Без лишних слов девушка поднялась с койки и уже через полминуты помогала Жану пить, поддерживая его обмотанную бинтами голову. Пустой стакан она поставила на тумбочку перед кроватью, а Жан аккуратно вздохнул, стараясь не причинить вреда своим пострадавшим ребрам и закрыл глаза. Он молчал некоторое время, отчего Микаса подумала, что он опять уснул, но он вдруг тихо, чтобы не будить остальных раненых, и медленно произнес:
— Ты сидишь тут, рядом со мной, посреди ночи, потому что?..
— Волнуюсь, — без обиняков ответила Аккерман. Жан даже на секунду приподнял веки, но потом снова их опустил.
— Не думал, что ты ответишь так быстро и так честно. Или ты просто решила порадовать больного? — Микаса не ответила, только пожала плечами, хотя Кирштайн не мог этого увидеть. Но он все равно понял: она не знала, что сказать. Они помолчали какое-то время. — Отправляйся спать. И, раз уж ты так переживаешь за мою судьбу, приходи днем. Я постараюсь выглядеть менее жалко, — он усмехнулся, и сразу же пожалел об этом, потому что ребра тут же дали о себе знать. — Твою ж мать… — не удержался Жан. Через мгновение он почувствовал, как койка скрипнула — Микаса встала, чтобы уйти. — До завтра, что ли? Спокойной…
Договорить он не смог: его оборвали губы Микасы, которые каким-то странным образом оказались на его губах. На какой-то миг Жан подумал, что он начал бредить в лихорадке, потому что Аккерман не отрывалась так долго, что он даже успел ответить на поцелуй. Когда она все-таки отстранилась, Кирштайн открыл глаза, но едва ли смог разглядеть ее лицо в темноте.
— Почему ты вдруг?..
— После моих поцелуев ты совсем не чувствуешь боли, разве нет?
Жан, едва поверив своим ушам, которые, как он почувствовал, стали красными, как у мальчишки, только открыл и закрыл рот, не найдя, что ответить. Но он готов был поклясться, что Микаса улыбнулась, глядя на полнейшее его замешательство. Может, она почувствовала что-то подобное, когда он впервые предпринял попытку украсть ее поцелуй.
— Спокойной ночи, — бросила девушка и, развернувшись, направилась к выходу.
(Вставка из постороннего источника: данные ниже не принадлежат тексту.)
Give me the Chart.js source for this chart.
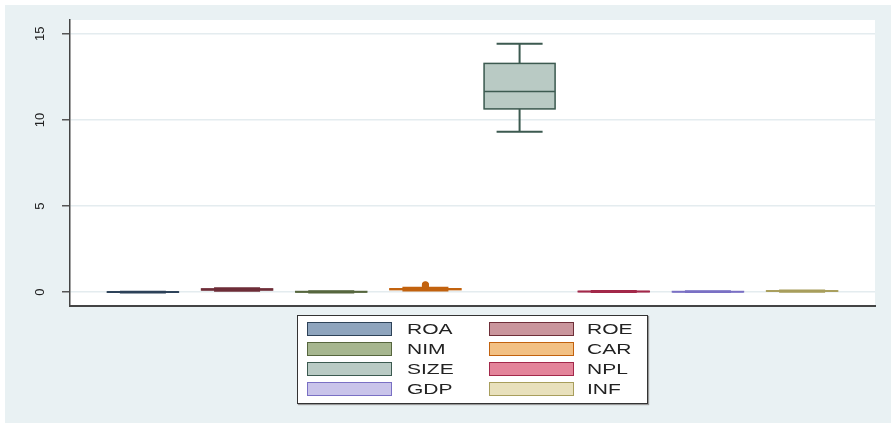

— Тебе не кажется, что мои раны слишком серьезны и лечение стоит повторить? — спросил он достаточно громко, уже не заботясь о том, что в лазарете они были не одни.
Микаса обернулась у самого выхода.
— Может быть, завтра. Но только если я все же решу заглянуть. И если ты будешь выглядеть менее жалко.